OBJECTIVE: Go through the records from the first line and retype each one exactly, stopping once the line with "const TITLE = 'Консультирование';" is done. Pictures are left out.

PROVIDED RECORDS:
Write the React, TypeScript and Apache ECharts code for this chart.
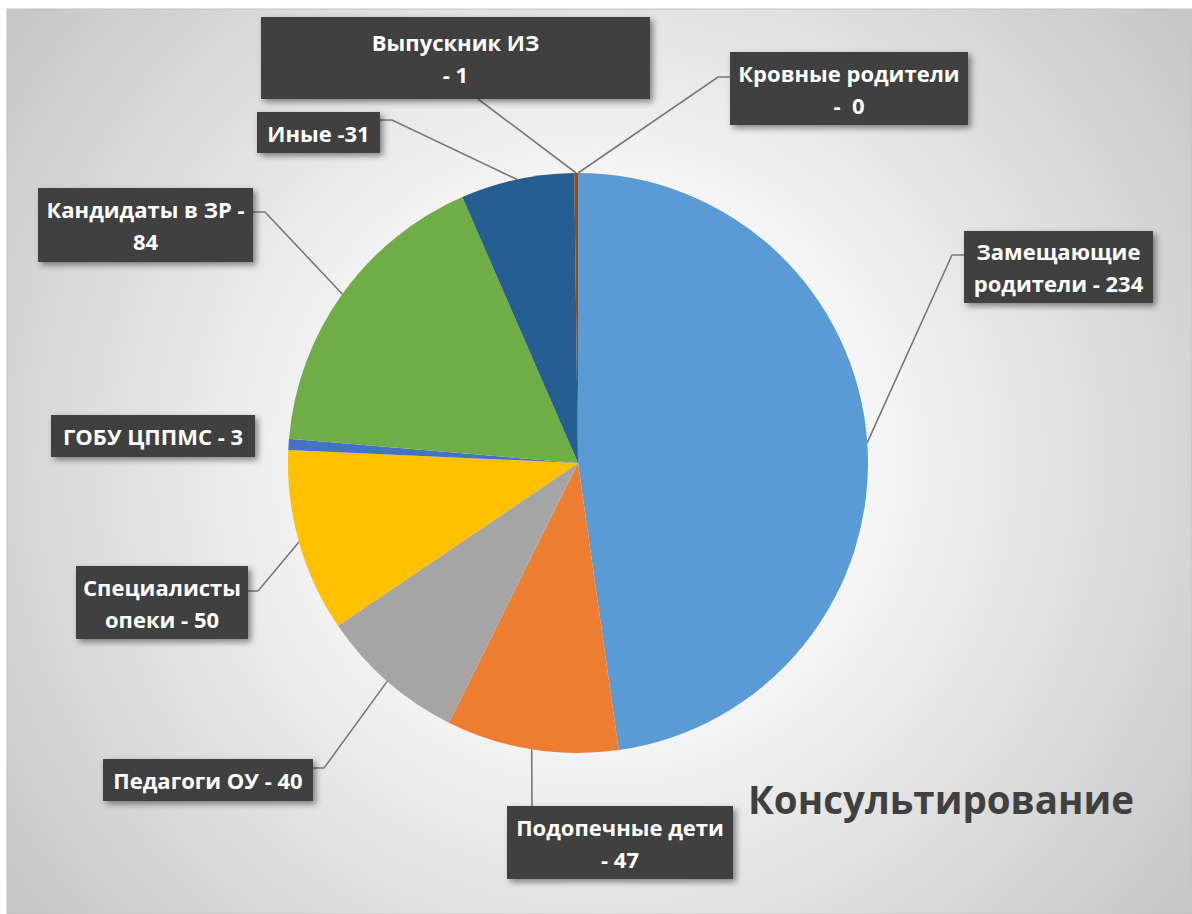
import React, { useEffect, useRef } from 'react';
import * as echarts from 'echarts';

// ---- data ----
const CATEGORIES = [
  'Замещающие родители',
  'Подопечные дети',
  'Педагоги ОУ',
  'Специалисты опеки',
  'ГОБУ ЦППМС',
  'Кандидаты в ЗР',
  'Иные',
  'Выпускник ИЗ',
  'Кровные родители',
];
const VALUES = [234, 47, 40, 50, 3, 84, 31, 1, 0];
const LABEL_TEMPLATES = [
  'Замещающие\nродители - {c}',
  'Подопечные дети\n- {c}',
  'Педагоги ОУ - {c}',
  'Специалисты\nопеки - {c}',
  'ГОБУ ЦППМС - {c}',
  'Кандидаты в ЗР -\n{c}',
  'Иные -{c}',
  'Выпускник ИЗ\n- {c}',
  'Кровные родители\n-  {c}',
];
const TITLE = 'Консультирование';

// ---- styles / layout ----
const COLORS = ['#5B9BD5', '#ED7D31', '#A5A5A5', '#FFC000', '#4472C4', '#70AD47', '#255E91', '#9E480E', '#636363'];
const FONT = '"Open Sans", "Noto Sans", sans-serif';
const LINE_H = 32;
// label boxes: [left, top, right, bottom]
const LABEL_BOXES: number[][] = [
  [964, 231, 1153, 303],
  [507, 806, 733, 879],
  [103, 759, 313, 801],
  [76, 566, 248, 639],
  [51, 415, 255, 457],
  [38, 188, 253, 262],
  [257, 112, 380, 153],
  [261, 17, 650, 99],
  [730, 52, 968, 125],
];
// leader line: bend point, end point (null = no leader)
const LEADERS: (number[][] | null)[] = [
  [[952, 255], [964, 255]],
  [[532, 806], [532, 806]],
  [[324, 768], [313, 768]],
  [[258, 591], [248, 591]],
  null,
  [[265, 212], [253, 212]],
  [[392, 120], [380, 120]],
  [[478, 99], [478, 99]],
  [[718, 77], [730, 77]],
];

export default function App() {
  const ref = useRef<HTMLDivElement>(null);
  useEffect(() => {
    if (!ref.current) return;
    const chart = echarts.init(ref.current, null, { renderer: 'svg' });
    const data = CATEGORIES.map((name, i) => {
      const b = LABEL_BOXES[i];
      const lines = LABEL_TEMPLATES[i].split('\n').length;
      const pv = (b[3] - b[1] - lines * LINE_H) / 2;
      return {
        name,
        value: VALUES[i],
        itemStyle: { color: COLORS[i] },
        label: { formatter: LABEL_TEMPLATES[i], width: b[2] - b[0], padding: [pv, 0, pv, 0] },
        labelLine: { show: LEADERS[i] != null },
      };
    });
    chart.setOption({
      animation: false,
      backgroundColor: '#ffffff',
      graphic: [
        {
          type: 'rect',
          silent: true,
          z: 0,
          shape: { x: 7, y: 9, width: 1185, height: 905 },
          style: {
            fill: new echarts.graphic.RadialGradient(600, 460, 760, [
              { offset: 0, color: '#ffffff' },
              { offset: 0.35, color: '#f6f6f6' },
              { offset: 1, color: '#c4c4c4' },
            ], true),
            stroke: '#c2c2c2',
            lineWidth: 1,
          },
        },
      ],
      title: {
        text: TITLE,
        left: 748,
        top: 779,
        padding: 0,
        textStyle: { fontFamily: FONT, fontSize: 38.5, fontWeight: 'bold', color: '#404040' },
      },
      series: [
        {
          type: 'pie',
          center: [578, 463],
          radius: 290,
          startAngle: 90,
          clockwise: true,
          avoidLabelOverlap: false,
          data,
          itemStyle: { borderWidth: 0 },
          label: {
            show: true,
            position: 'outside',
            color: '#ffffff',
            fontFamily: FONT,
            fontSize: 22,
            fontWeight: 'bold',
            lineHeight: LINE_H,
            align: 'center',
            backgroundColor: '#3f3f3f',
            shadowColor: 'rgba(0,0,0,0.45)',
            shadowBlur: 6,
            shadowOffsetX: 3,
            shadowOffsetY: 3,
          },
          labelLine: { show: true, lineStyle: { color: '#787878', width: 1.6 } },
          labelLayout: (params: any) => {
            const i = params.dataIndex;
            const b = LABEL_BOXES[i];
            const res: any = { x: (b[0] + b[2]) / 2, y: b[1], align: 'center', verticalAlign: 'top' };
            const L = LEADERS[i];
            if (L && params.labelLinePoints) {
              res.labelLinePoints = [params.labelLinePoints[0], L[0], L[1]];
            }
            return res;
          },
        },
      ],
    });
    return () => chart.dispose();
  }, []);
  return <div ref={ref} style={{ position: 'absolute', left: 0, top: 0, width: 1192, height: 914 }} />;
}
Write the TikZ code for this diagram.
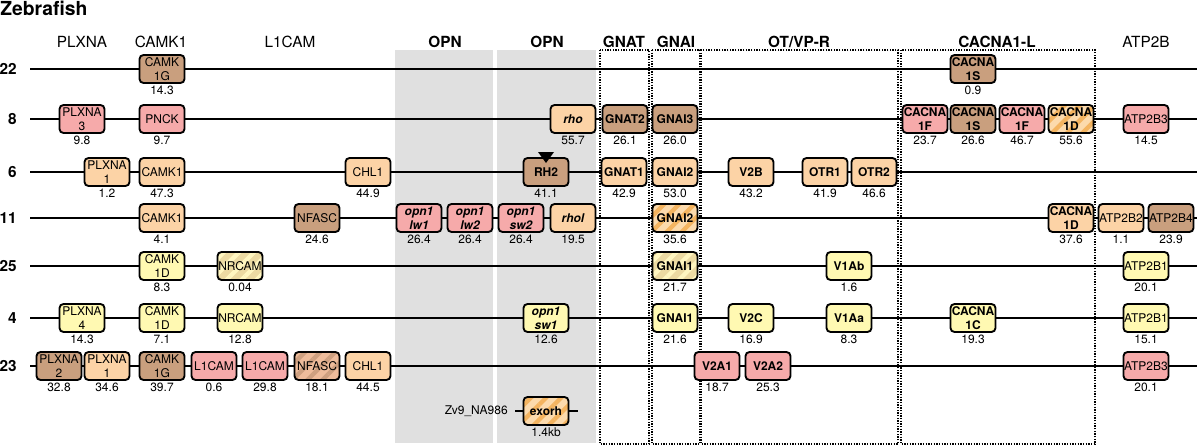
\documentclass[tikz,border=0pt]{standalone}
\usepackage{fontspec}
\setmainfont{TeX Gyre Heros}
\usetikzlibrary{patterns.meta}

\begin{document}
\begin{tikzpicture}[x=0.75pt,y=0.75pt,yscale=-1,xscale=1,
  gene/.style={draw, line width=1.4pt, rounded corners=3pt, minimum width=33.75pt, minimum height=21pt, inner sep=0pt, align=center, font=\fontsize{9}{10.2}\selectfont},
  bgene/.style={gene, font=\fontsize{9}{10.2}\selectfont\bfseries},
  igene/.style={gene, font=\fontsize{9}{10.2}\selectfont\bfseries\itshape},
  brownbox/.style={fill={rgb,255:red,201;green,159;blue,126}},
  pinkbox/.style={fill={rgb,255:red,246;green,170;blue,170}},
  orangebox/.style={fill={rgb,255:red,252;green,211;blue,166}},
  yellowbox/.style={fill={rgb,255:red,255;green,249;blue,178}},
  orangehatch/.style={preaction={fill={rgb,255:red,252;green,218;blue,172}}, pattern={Lines[angle=45,distance=8pt,line width=3.2pt]}, pattern color={rgb,255:red,244;green,180;blue,96}},
  yellowhatch/.style={preaction={fill={rgb,255:red,236;green,218;blue,162}}, pattern={Lines[angle=45,distance=8pt,line width=3.2pt]}, pattern color={rgb,255:red,255;green,246;blue,192}},
  brownhatch/.style={preaction={fill={rgb,255:red,238;green,188;blue,155}}, pattern={Lines[angle=45,distance=8pt,line width=3.2pt]}, pattern color={rgb,255:red,206;green,160;blue,128}},
  val/.style={inner sep=0pt, font=\fontsize{9}{10}\selectfont},
  chrom/.style={line width=1.3pt},
  group/.style={line width=1pt, dash pattern=on 1pt off 1pt},
  band/.style={fill={rgb,255:red,224;green,224;blue,224}},
  head/.style={inner sep=0pt, font=\fontsize{11.5}{12}\selectfont},
  bhead/.style={inner sep=0pt, font=\fontsize{11.5}{12}\selectfont\bfseries},
  rowno/.style={anchor=east, inner sep=0pt, font=\fontsize{11.5}{12}\selectfont\bfseries}]
\useasboundingbox (0,0) rectangle (1200,446);

%Shape: Rectangle [OPN bands]
\fill [band] (395,50) rectangle (493,443);
\fill [band] (497,50) rectangle (596,443);
%Shape: Rectangle [dotted groups]
\draw [group] (600,50) rectangle (649,444);
\draw [group] (652,50) rectangle (700,444);
\draw [group] (701,50) rectangle (898,444);
\draw [group] (901,50) rectangle (1095,444);

% Text Node
\draw (0,15) node [anchor=base west][inner sep=0pt, font=\fontsize{14.5}{16}\selectfont\bfseries] (title) {Zebrafish};

% column heads
\draw (82,42) node [head] (hplxna) {PLXNA};
\draw (161,42) node [head] (hcamk) {CAMK1};
\draw (290,42) node [head] (hlcam) {L1CAM};
\draw (445,42) node [bhead] (hopna) {OPN};
\draw (547,42) node [bhead] (hopnb) {OPN};
\draw (624,42) node [bhead] (hgnat) {GNAT};
\draw (676,42) node [bhead] (hgnai) {GNAI};
\draw (799,42) node [bhead] (hotvp) {OT/VP-R};
\draw (997,42) node [bhead] (hcacna) {CACNA1-L};
\draw (1146,42) node [head] (hatp) {ATP2B};

% row numbers
\draw (17,69) node [rowno] (n22) {22};
\draw (17,119) node [rowno] (n8) {8};
\draw (17,172) node [rowno] (n6) {6};
\draw (17,218) node [rowno] (n11) {11};
\draw (17,266) node [rowno] (n25) {25};
\draw (17,318) node [rowno] (n4) {4};
\draw (17,366) node [rowno] (n23) {23};

%Straight Lines [chromosomes]
\coordinate (r22s) at (30,69);  \coordinate (r22e) at (1197,69);
\coordinate (r8s) at (30,119);  \coordinate (r8e) at (1197,119);
\coordinate (r6s) at (30,172);  \coordinate (r6e) at (1197,172);
\coordinate (r11s) at (30,218); \coordinate (r11e) at (1197,218);
\coordinate (r25s) at (30,266); \coordinate (r25e) at (1197,266);
\coordinate (r4s) at (30,318);  \coordinate (r4e) at (1197,318);
\coordinate (r23s) at (30,366); \coordinate (r23e) at (1197,366);
\coordinate (zvs) at (515,411); \coordinate (zve) at (578,411);
\draw [chrom] (r22s) -- (r22e);
\draw [chrom] (r8s) -- (r8e);
\draw [chrom] (r6s) -- (r6e);
\draw [chrom] (r11s) -- (r11e);
\draw [chrom] (r25s) -- (r25e);
\draw [chrom] (r4s) -- (r4e);
\draw [chrom] (r23s) -- (r23e);
\draw [chrom] (zvs) -- (zve);

% row 22
\draw (162,69) node [gene,brownbox] (camkg22) {CAMK\\1G};
\draw (162,90) node [val] (camkg22v) {14.3};
\draw (973,69) node [bgene,brownbox] (cacnas22) {CACNA\\1S};
\draw (973,90) node [val] (cacnas22v) {0.9};

% row 8
\draw (82,119) node [gene,pinkbox] (plxna3) {PLXNA\\3};
\draw (82,140) node [val] (plxna3v) {9.8};
\draw (162,119) node [gene,pinkbox] (pnck) {PNCK};
\draw (162,140) node [val] (pnckv) {9.7};
\draw (573,119) node [igene,orangebox] (rho) {rho};
\draw (573,140) node [val] (rhov) {55.7};
\draw (625,119) node [bgene,brownbox] (gnat2) {GNAT2};
\draw (625,140) node [val] (gnat2v) {26.1};
\draw (675,119) node [bgene,brownbox] (gnai3) {GNAI3};
\draw (675,140) node [val] (gnai3v) {26.0};
\draw (925,119) node [bgene,pinkbox] (cacnaf8a) {CACNA\\1F};
\draw (925,140) node [val] (cacnaf8av) {23.7};
\draw (973,119) node [bgene,brownbox] (cacnas8) {CACNA\\1S};
\draw (973,140) node [val] (cacnas8v) {26.6};
\draw (1022,119) node [bgene,pinkbox] (cacnaf8b) {CACNA\\1F};
\draw (1022,140) node [val] (cacnaf8bv) {46.7};
\draw (1071,119) node [bgene,orangehatch] (cacnad8) {CACNA\\1D};
\draw (1071,140) node [val] (cacnad8v) {55.6};
\draw (1146,119) node [gene,pinkbox] (atpb3a) {ATP2B3};
\draw (1146,140) node [val] (atpb3av) {14.5};

% row 6
\draw (107,172) node [gene,orangebox] (plxna1a) {PLXNA\\1};
\draw (107,193) node [val] (plxna1av) {1.2};
\draw (162,172) node [gene,orangebox] (camk6) {CAMK1};
\draw (162,193) node [val] (camk6v) {47.3};
\draw (368,172) node [gene,orangebox] (chl1a) {CHL1};
\draw (368,193) node [val] (chl1av) {44.9};
\draw (546,172) node [bgene,brownbox] (rh2) {RH2};
\draw (546,193) node [val] (rh2v) {41.1};
\fill (538,152) -- (554,152) -- (546,163) -- cycle;
\draw (624,172) node [bgene,orangebox] (gnat1) {GNAT1};
\draw (624,193) node [val] (gnat1v) {42.9};
\draw (675,172) node [bgene,orangebox] (gnai2a) {GNAI2};
\draw (675,193) node [val] (gnai2av) {53.0};
\draw (751,172) node [bgene,orangebox] (v2b) {V2B};
\draw (751,193) node [val] (v2bv) {43.2};
\draw (825,172) node [bgene,orangebox] (otr1) {OTR1};
\draw (825,193) node [val] (otr1v) {41.9};
\draw (874,172) node [bgene,orangebox] (otr2) {OTR2};
\draw (874,193) node [val] (otr2v) {46.6};

% row 11
\draw (162,218) node [gene,orangebox] (camk11) {CAMK1};
\draw (162,239) node [val] (camk11v) {4.1};
\draw (317,218) node [gene,brownbox] (nfasc11) {NFASC};
\draw (317,239) node [val] (nfasc11v) {24.6};
\draw (419,218) node [igene,pinkbox] (lw1) {opn1\\lw1};
\draw (419,239) node [val] (lw1v) {26.4};
\draw (470,218) node [igene,pinkbox] (lw2) {opn1\\lw2};
\draw (470,239) node [val] (lw2v) {26.4};
\draw (521,218) node [igene,pinkbox] (sw2) {opn1\\sw2};
\draw (521,239) node [val] (sw2v) {26.4};
\draw (573,218) node [igene,orangebox] (rhol) {rhol};
\draw (573,239) node [val] (rholv) {19.5};
\draw (675,218) node [bgene,orangehatch] (gnai2b) {GNAI2};
\draw (675,239) node [val] (gnai2bv) {35.6};
\draw (1071,218) node [bgene,orangebox] (cacnad11) {CACNA\\1D};
\draw (1071,239) node [val] (cacnad11v) {37.6};
\draw (1121,218) node [gene,orangebox] (atpb2) {ATP2B2};
\draw (1121,239) node [val] (atpb2v) {1.1};
\draw (1171,218) node [gene,brownbox] (atpb4) {ATP2B4};
\draw (1171,239) node [val] (atpb4v) {23.9};

% row 25
\draw (162,266) node [gene,yellowbox] (camkd25) {CAMK\\1D};
\draw (162,287) node [val] (camkd25v) {8.3};
\draw (240,266) node [gene,yellowhatch] (nrcam25) {NRCAM};
\draw (240,287) node [val] (nrcam25v) {0.04};
\draw (675,266) node [bgene,yellowhatch] (gnai1a) {GNAI1};
\draw (675,287) node [val] (gnai1av) {21.7};
\draw (849,266) node [bgene,yellowbox] (v1ab) {V1Ab};
\draw (849,287) node [val] (v1abv) {1.6};
\draw (1146,266) node [gene,yellowbox] (atpb1a) {ATP2B1};
\draw (1146,287) node [val] (atpb1av) {20.1};

% row 4
\draw (82,318) node [gene,yellowbox] (plxna4) {PLXNA\\4};
\draw (82,339) node [val] (plxna4v) {14.3};
\draw (162,318) node [gene,yellowbox] (camkd4) {CAMK\\1D};
\draw (162,339) node [val] (camkd4v) {7.1};
\draw (240,318) node [gene,yellowbox] (nrcam4) {NRCAM};
\draw (240,339) node [val] (nrcam4v) {12.8};
\draw (546,318) node [igene,yellowbox] (sw1) {opn1\\sw1};
\draw (546,339) node [val] (sw1v) {12.6};
\draw (675,318) node [bgene,yellowbox] (gnai1b) {GNAI1};
\draw (675,339) node [val] (gnai1bv) {21.6};
\draw (751,318) node [bgene,yellowbox] (v2c) {V2C};
\draw (751,339) node [val] (v2cv) {16.9};
\draw (849,318) node [bgene,yellowbox] (v1aa) {V1Aa};
\draw (849,339) node [val] (v1aav) {8.3};
\draw (973,318) node [bgene,yellowbox] (cacnac4) {CACNA\\1C};
\draw (973,339) node [val] (cacnac4v) {19.3};
\draw (1146,318) node [gene,yellowbox] (atpb1b) {ATP2B1};
\draw (1146,339) node [val] (atpb1bv) {15.1};

% row 23
\draw (59,366) node [gene,brownbox] (plxna2) {PLXNA\\2};
\draw (59,387) node [val] (plxna2v) {32.8};
\draw (107,366) node [gene,orangebox] (plxna1b) {PLXNA\\1};
\draw (107,387) node [val] (plxna1bv) {34.6};
\draw (162,366) node [gene,brownbox] (camkg23) {CAMK\\1G};
\draw (162,387) node [val] (camkg23v) {39.7};
\draw (214,366) node [gene,pinkbox] (l1cama) {L1CAM};
\draw (214,387) node [val] (l1camav) {0.6};
\draw (265,366) node [gene,pinkbox] (l1camb) {L1CAM};
\draw (265,387) node [val] (l1cambv) {29.8};
\draw (317,366) node [gene,brownhatch] (nfasc23) {NFASC};
\draw (317,387) node [val] (nfasc23v) {18.1};
\draw (368,366) node [gene,orangebox] (chl1b) {CHL1};
\draw (368,387) node [val] (chl1bv) {44.5};
\draw (717,366) node [bgene,pinkbox] (v2a1) {V2A1};
\draw (717,387) node [val] (v2a1v) {18.7};
\draw (768,366) node [bgene,pinkbox] (v2a2) {V2A2};
\draw (768,387) node [val] (v2a2v) {25.3};
\draw (1146,366) node [gene,pinkbox] (atpb3b) {ATP2B3};
\draw (1146,387) node [val] (atpb3bv) {20.1};

% scaffold
\draw (508,411) node [anchor=east][val] (zv) {Zv9\_NA986};
\draw (546,411) node [bgene,orangehatch] (exorh) {exorh};
\draw (546,432) node [val] (exorhv) {1.4kb};

\end{tikzpicture}
\end{document}
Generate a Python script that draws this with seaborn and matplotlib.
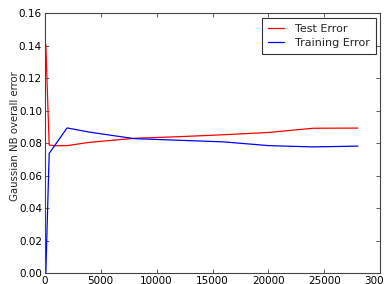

THE RESPONSE:
Write the React, TypeScript and Apache ECharts code for this chart.
import React, { useEffect, useRef } from 'react';
import * as echarts from 'echarts';

// ---- data ----
const CATEGORIES = [
  'Замещающие родители',
  'Подопечные дети',
  'Педагоги ОУ',
  'Специалисты опеки',
  'ГОБУ ЦППМС',
  'Кандидаты в ЗР',
  'Иные',
  'Выпускник ИЗ',
  'Кровные родители',
];
const VALUES = [234, 47, 40, 50, 3, 84, 31, 1, 0];
const LABEL_TEMPLATES = [
  'Замещающие\nродители - {c}',
  'Подопечные дети\n- {c}',
  'Педагоги ОУ - {c}',
  'Специалисты\nопеки - {c}',
  'ГОБУ ЦППМС - {c}',
  'Кандидаты в ЗР -\n{c}',
  'Иные -{c}',
  'Выпускник ИЗ\n- {c}',
  'Кровные родители\n-  {c}',
];
const TITLE = 'Консультирование';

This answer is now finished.